__Request__
The line holding "ticks_H = [0, 1, 2, 3, 4, 5]" is the last one to output; start at the first line of the data, keep every line in between exactly, and leave out pictures.
(begin)
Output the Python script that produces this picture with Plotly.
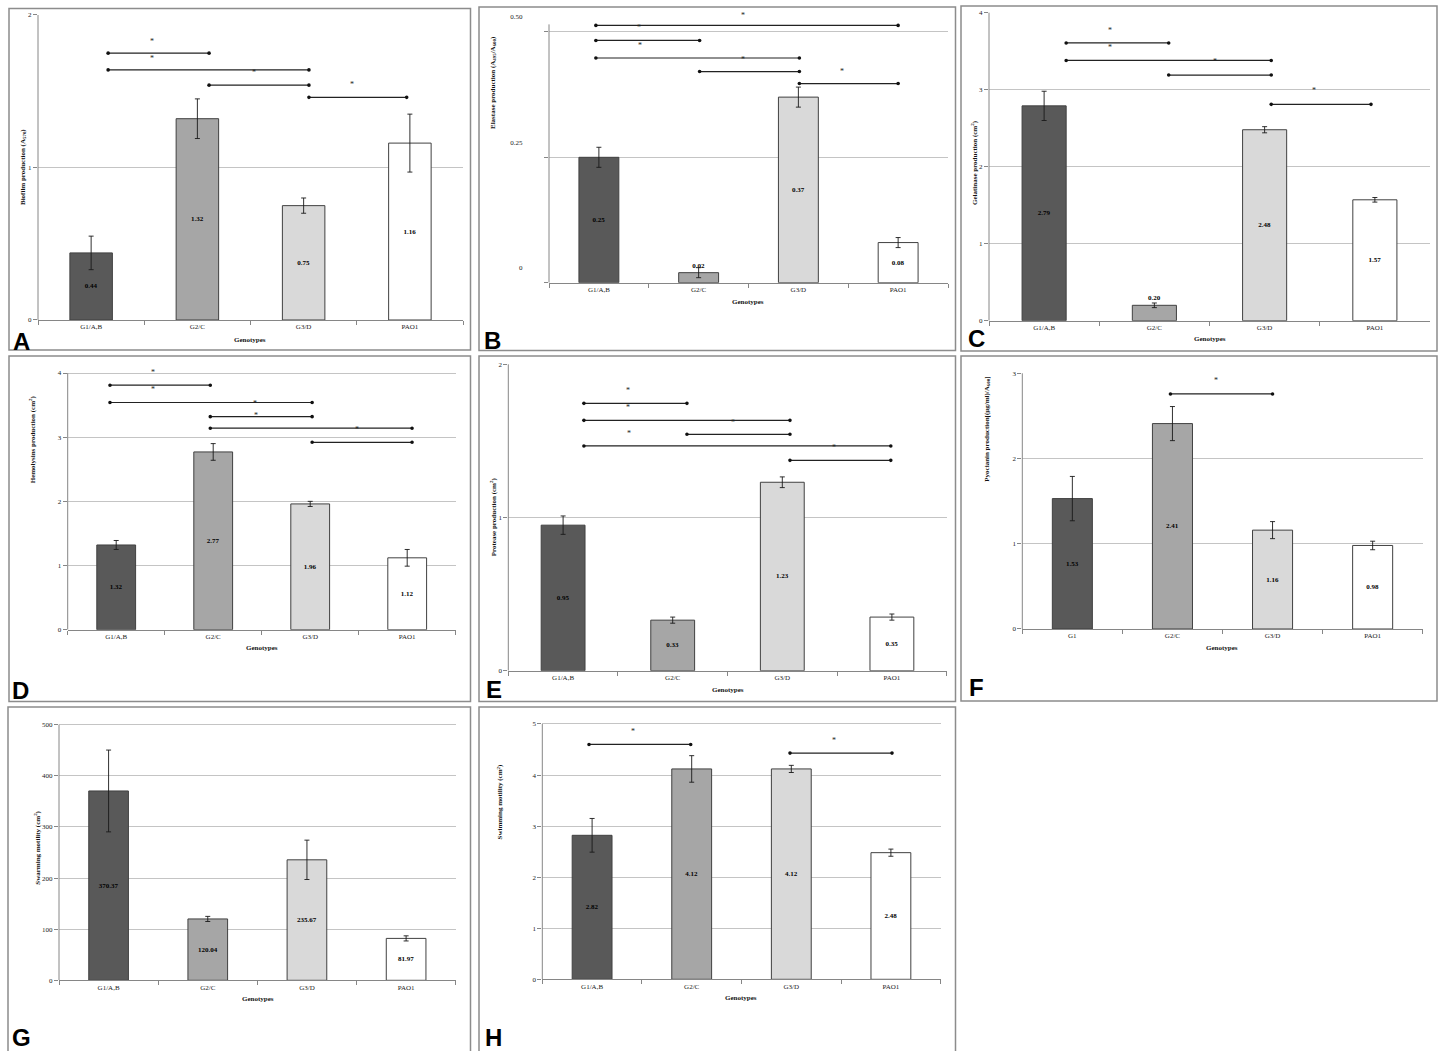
import plotly.graph_objects as go

W, H = 1442, 1051

# ---------------- data ----------------
CATEGORIES = ["G1/A,B", "G2/C", "G3/D", "PAO1"]
CATEGORIES_F = ["G1", "G2/C", "G3/D", "PAO1"]

biofilm = [0.44, 1.32, 0.75, 1.16]
biofilm_err = [0.11, 0.13, 0.05, 0.19]
elastase = [0.25, 0.02, 0.37, 0.08]
elastase_err = [0.02, 0.01, 0.02, 0.01]
gelatinase = [2.79, 0.20, 2.48, 1.57]
gelatinase_err = [0.19, 0.03, 0.04, 0.03]
hemolysins = [1.32, 2.77, 1.96, 1.12]
hemolysins_err = [0.07, 0.13, 0.04, 0.13]
protease = [0.95, 0.33, 1.23, 0.35]
protease_err = [0.06, 0.02, 0.035, 0.02]
pyocianin = [1.53, 2.41, 1.16, 0.98]
pyocianin_err = [0.26, 0.20, 0.10, 0.05]
swarming = [370.37, 120.04, 235.67, 81.97]
swarming_err = [80.0, 5.0, 38.5, 5.0]
swimming = [2.82, 4.12, 4.12, 2.48]
swimming_err = [0.33, 0.26, 0.07, 0.07]

# y tick values / labels
ticks_A = [0, 1, 2]
ticks_B = [0, 0.25, 0.5]
ticklabels_B = ["0", "0.25", "0.50"]
ticks_C = [0, 1, 2, 3, 4]
ticks_D = [0, 1, 2, 3, 4]
ticks_E = [0, 1, 2]
ticks_F = [0, 1, 2, 3]
ticks_G = [0, 100, 200, 300, 400, 500]
ticks_H = [0, 1, 2, 3, 4, 5]

# significance brackets: (group i, group j, height) and asterisk marks (position, height)
sig_A = [(0, 1, 1.75), (0, 2, 1.64), (1, 2, 1.54), (2, 3, 1.46)]
stars_A = [(0.57, 1.84), (0.57, 1.73), (1.53, 1.635), (2.455, 1.56)]
sig_B = [(0, 3, 0.513), (0, 1, 0.483), (0, 2, 0.448), (1, 2, 0.421), (2, 3, 0.397)]
stars_B = [(0.405, 0.513), (1.445, 0.537), (0.415, 0.477), (1.445, 0.449), (2.44, 0.425)]
sig_C = [(0, 1, 3.607), (0, 2, 3.38), (1, 2, 3.19), (2, 3, 2.81)]
stars_C = [(0.597, 3.80), (0.597, 3.575), (1.55, 3.39), (2.448, 3.01)]
sig_D = [(0, 1, 3.81), (0, 2, 3.54), (1, 2, 3.32), (1, 3, 3.14), (2, 3, 2.92)]
stars_D = [(0.382, 4.04), (0.382, 3.77), (1.431, 3.55), (1.438, 3.37), (2.479, 3.15)]
sig_E = [(0, 1, 1.745), (0, 2, 1.634), (1, 2, 1.543), (0, 3, 1.467), (2, 3, 1.373)]
stars_E = [(0.595, 1.843), (0.595, 1.728), (1.553, 1.634), (0.604, 1.563), (2.474, 1.467)]
sig_F = [(1, 2, 2.758)]
stars_F = [(1.432, 2.934)]
sig_G = []
stars_G = []
sig_H = [(0, 1, 4.60), (2, 3, 4.43)]
stars_H = [(0.414, 4.895), (2.432, 4.725)]

# ---------------- style ----------------
SERIF = "Liberation Serif"
SANS = "Liberation Sans"
BAR_COLORS = ["#595959", "#a6a6a6", "#d9d9d9", "#ffffff"]
BAR_EDGE = "#404040"
AXIS = "#868686"
GRID = "#c4c4c4"
BOX = "#8c8c8c"

# layout of each panel in pixels
panels = [
    dict(letter="A", cats=CATEGORIES, vals=biofilm, err=biofilm_err, tv=ticks_A, tt=None,
         sig=sig_A, stars=stars_A, anchors=[0.16, 1.11, 2.05, 2.97],
         ytitle="Biofilm production (A<sub>570</sub>)",
         xl=38, xr=463, y0=320, ytop=15, ymax=2, rtop=2.005, line_top=2,
         box=(9, 8.5, 470.5, 350), let=(21.5, 341), xt=(250, 340), yt=(23, 167)),
    dict(letter="B", cats=CATEGORIES, vals=elastase, err=elastase_err, tv=ticks_B, tt=ticklabels_B,
         sig=sig_B, stars=stars_B, anchors=[-0.03, 1.01, 2.01, 3.0],
         ytitle="Elastase production (A<sub>495</sub>/A<sub>600</sub>)",
         xl=549, xr=948, y0=282.7, ytop=31.9, ymax=0.5, rtop=0.55, line_top=0.515,
         box=(479, 7, 955.5, 350.5), let=(492, 340), xt=(748, 301.7), yt=(493, 83),
         shift=-15, standoff=20),
    dict(letter="C", cats=CATEGORIES, vals=gelatinase, err=gelatinase_err, tv=ticks_C, tt=None,
         sig=sig_C, stars=stars_C, anchors=[0.2, 1.13, 2.06, 2.965],
         ytitle="Gelatinase production (cm<sup>2</sup>)",
         xl=989, xr=1430, y0=320.7, ytop=12.7, ymax=4, rtop=4.01, line_top=4,
         box=(961, 6, 1437, 351), let=(976, 338), xt=(1210, 339.3), yt=(975, 163)),
    dict(letter="D", cats=CATEGORIES, vals=hemolysins, err=hemolysins_err, tv=ticks_D, tt=None,
         sig=sig_D, stars=stars_D, anchors=[-0.064, 0.97, 2.02, 3.05],
         ytitle="Hemolysins production (cm<sup>2</sup>)",
         xl=67.7, xr=455.7, y0=629.7, ytop=373, ymax=4, rtop=4.09, line_top=4,
         box=(9, 356, 470.5, 701.5), let=(20, 690), xt=(261.7, 648.3), yt=(32.3, 439)),
    dict(letter="E", cats=CATEGORIES, vals=protease, err=protease_err, tv=ticks_E, tt=None,
         sig=sig_E, stars=stars_E, anchors=[0.19, 1.13, 2.07, 2.99],
         ytitle="Protease production (cm<sup>2</sup>)",
         xl=508.3, xr=946.7, y0=670.7, ytop=364.3, ymax=2, rtop=2.005, line_top=2,
         box=(479, 356, 955.5, 701.5), let=(494, 689), xt=(728.3, 690), yt=(493.3, 517)),
    dict(letter="F", cats=CATEGORIES_F, vals=pyocianin, err=pyocianin_err, tv=ticks_F, tt=None,
         sig=sig_F, stars=stars_F, anchors=[0.0, 0.98, 2.0, 3.0],
         ytitle="Pyocianin production[(µg/ml)/A<sub>600</sub>]",
         xl=1022.3, xr=1422.7, y0=629, ytop=373.3, ymax=3, rtop=3.01, line_top=3,
         box=(961, 356, 1437, 701), let=(976, 687), xt=(1222.3, 648.3), yt=(986.7, 429)),
    dict(letter="G", cats=CATEGORIES, vals=swarming, err=swarming_err, tv=ticks_G, tt=None,
         sig=sig_G, stars=stars_G, anchors=[0, 1, 2, 3],
         ytitle="Swarming motility (cm<sup>2</sup>)",
         xl=59, xr=455.7, y0=980.3, ytop=724.7, ymax=500, rtop=502, line_top=500,
         box=(8, 707, 470.5, 1053), let=(21, 1037), xt=(257.7, 999.3), yt=(36.7, 848)),
    dict(letter="H", cats=CATEGORIES, vals=swimming, err=swimming_err, tv=ticks_H, tt=None,
         sig=sig_H, stars=stars_H, anchors=[-0.031, 0.99, 1.987, 3.011],
         ytitle="Swimming motility (cm<sup>2</sup>)",
         xl=542.3, xr=940.7, y0=979.3, ytop=724, ymax=5, rtop=5.02, line_top=5,
         box=(479, 707, 955.5, 1053), let=(493, 1037), xt=(741, 998.3), yt=(500, 802.5)),
]


def px_x(p):
    return p / W


def px_y(p):
    return 1 - p / H


fig = go.Figure()
shapes = []
annotations = []
layout_axes = {}
small_font = dict(family=SERIF, size=7, color="#222222")
bold_font = dict(family=SERIF, size=7, color="#111111", weight="bold")

for i, P in enumerate(panels):
    n = "" if i == 0 else str(i + 1)
    xa, ya = "x" + n, "y" + n
    ppu = (P["y0"] - P["ytop"]) / P["ymax"]
    top_px = P["y0"] - P["rtop"] * ppu

    positions = ["outside" if v / P["ymax"] < 0.08 else "inside" for v in P["vals"]]
    fig.add_trace(go.Bar(
        x=P["cats"], y=P["vals"], width=0.4,
        marker=dict(color=BAR_COLORS, line=dict(color=BAR_EDGE, width=1)),
        error_y=dict(type="data", array=P["err"], visible=True, color="#1a1a1a",
                     thickness=0.9, width=2.5),
        text=[f"{v:.2f}" for v in P["vals"]], textposition=positions,
        insidetextanchor="middle", textangle=0, cliponaxis=False,
        textfont=dict(family=SERIF, size=7, color="black", weight="bold"),
        xaxis=xa, yaxis=ya, showlegend=False, hoverinfo="skip",
    ))

    xkey = "xaxis" + n
    ykey = "yaxis" + n
    layout_axes[xkey] = dict(
        domain=[px_x(P["xl"]), px_x(P["xr"])], anchor=ya, type="category",
        categoryorder="array", categoryarray=P["cats"], range=[-0.5, 3.5],
        showline=True, linecolor=AXIS, linewidth=1, ticks="outside",
        tickson="boundaries", ticklen=4, tickcolor=AXIS, showgrid=False,
        tickfont=small_font, fixedrange=True, automargin=False,
    )
    ydict = dict(
        domain=[px_y(P["y0"]), px_y(top_px)], anchor=xa, range=[0, P["rtop"]],
        tickvals=P["tv"], showgrid=True, gridcolor=GRID, gridwidth=1.2,
        zeroline=False, showline=False, ticks="outside", ticklen=4, tickcolor=AXIS,
        tickfont=small_font, fixedrange=True, automargin=False,
    )
    if P["tt"] is not None:
        ydict["ticktext"] = P["tt"]
    if "shift" in P:
        ydict["ticklabelshift"] = P["shift"]
        ydict["ticklabelstandoff"] = P["standoff"]
    layout_axes[ykey] = ydict

    # y axis line
    shapes.append(dict(type="line", xref=f"{xa} domain", yref=ya, x0=0, x1=0,
                       y0=0, y1=P["line_top"], line=dict(color=AXIS, width=1)))

    # significance brackets
    for (a, b, h) in P["sig"]:
        xa0, xa1 = P["anchors"][a], P["anchors"][b]
        shapes.append(dict(type="line", xref=xa, yref=ya, x0=xa0, x1=xa1, y0=h, y1=h,
                           line=dict(color="#222222", width=1.2)))
        for xx in (xa0, xa1):
            shapes.append(dict(type="circle", xref=xa, yref=ya, xsizemode="pixel",
                               ysizemode="pixel", xanchor=xx, yanchor=h,
                               x0=-1.8, x1=1.8, y0=-1.8, y1=1.8,
                               fillcolor="#111111", line=dict(width=0)))
    for (sx, sy) in P["stars"]:
        annotations.append(dict(text="*", x=sx, y=sy, xref=xa, yref=ya, showarrow=False,
                                font=dict(family=SERIF, size=8, color="#222222"),
                                xanchor="center", yanchor="middle", yshift=-2))

    # panel frame
    bx0, by0, bx1, by1 = P["box"]
    shapes.append(dict(type="rect", xref="paper", yref="paper",
                       x0=px_x(bx0), x1=px_x(bx1), y0=px_y(by1), y1=px_y(by0),
                       line=dict(color=BOX, width=1.5), fillcolor="rgba(0,0,0,0)"))

    # panel letter
    annotations.append(dict(text=P["letter"], x=px_x(P["let"][0]), y=px_y(P["let"][1]),
                            xref="paper", yref="paper", showarrow=False,
                            xanchor="center", yanchor="middle",
                            font=dict(family=SANS, size=24, color="black", weight="bold")))
    # axis titles
    annotations.append(dict(text="Genotypes", x=px_x(P["xt"][0]), y=px_y(P["xt"][1]),
                            xref="paper", yref="paper", showarrow=False,
                            xanchor="center", yanchor="middle", font=bold_font))
    annotations.append(dict(text=P["ytitle"], x=px_x(P["yt"][0]), y=px_y(P["yt"][1]),
                            xref="paper", yref="paper", showarrow=False, textangle=-90,
                            xanchor="center", yanchor="middle", font=bold_font))

fig.update_layout(
    width=W, height=H, autosize=False,
    margin=dict(l=0, r=0, t=0, b=0, pad=0, autoexpand=False),
    paper_bgcolor="white", plot_bgcolor="white",
    showlegend=False, bargap=0.6,
    shapes=shapes, annotations=annotations,
    **layout_axes,
)

fig.write_html("out.html", config={"displayModeBar": False},
               post_script="document.body.style.margin='0';")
(end)
__Solved exercise__
Output the Python script that produces this picture with Plotly.
import plotly.graph_objects as go

W, H = 1442, 1051

# ---------------- data ----------------
CATEGORIES = ["G1/A,B", "G2/C", "G3/D", "PAO1"]
CATEGORIES_F = ["G1", "G2/C", "G3/D", "PAO1"]

biofilm = [0.44, 1.32, 0.75, 1.16]
biofilm_err = [0.11, 0.13, 0.05, 0.19]
elastase = [0.25, 0.02, 0.37, 0.08]
elastase_err = [0.02, 0.01, 0.02, 0.01]
gelatinase = [2.79, 0.20, 2.48, 1.57]
gelatinase_err = [0.19, 0.03, 0.04, 0.03]
hemolysins = [1.32, 2.77, 1.96, 1.12]
hemolysins_err = [0.07, 0.13, 0.04, 0.13]
protease = [0.95, 0.33, 1.23, 0.35]
protease_err = [0.06, 0.02, 0.035, 0.02]
pyocianin = [1.53, 2.41, 1.16, 0.98]
pyocianin_err = [0.26, 0.20, 0.10, 0.05]
swarming = [370.37, 120.04, 235.67, 81.97]
swarming_err = [80.0, 5.0, 38.5, 5.0]
swimming = [2.82, 4.12, 4.12, 2.48]
swimming_err = [0.33, 0.26, 0.07, 0.07]

# y tick values / labels
ticks_A = [0, 1, 2]
ticks_B = [0, 0.25, 0.5]
ticklabels_B = ["0", "0.25", "0.50"]
ticks_C = [0, 1, 2, 3, 4]
ticks_D = [0, 1, 2, 3, 4]
ticks_E = [0, 1, 2]
ticks_F = [0, 1, 2, 3]
ticks_G = [0, 100, 200, 300, 400, 500]
ticks_H = [0, 1, 2, 3, 4, 5]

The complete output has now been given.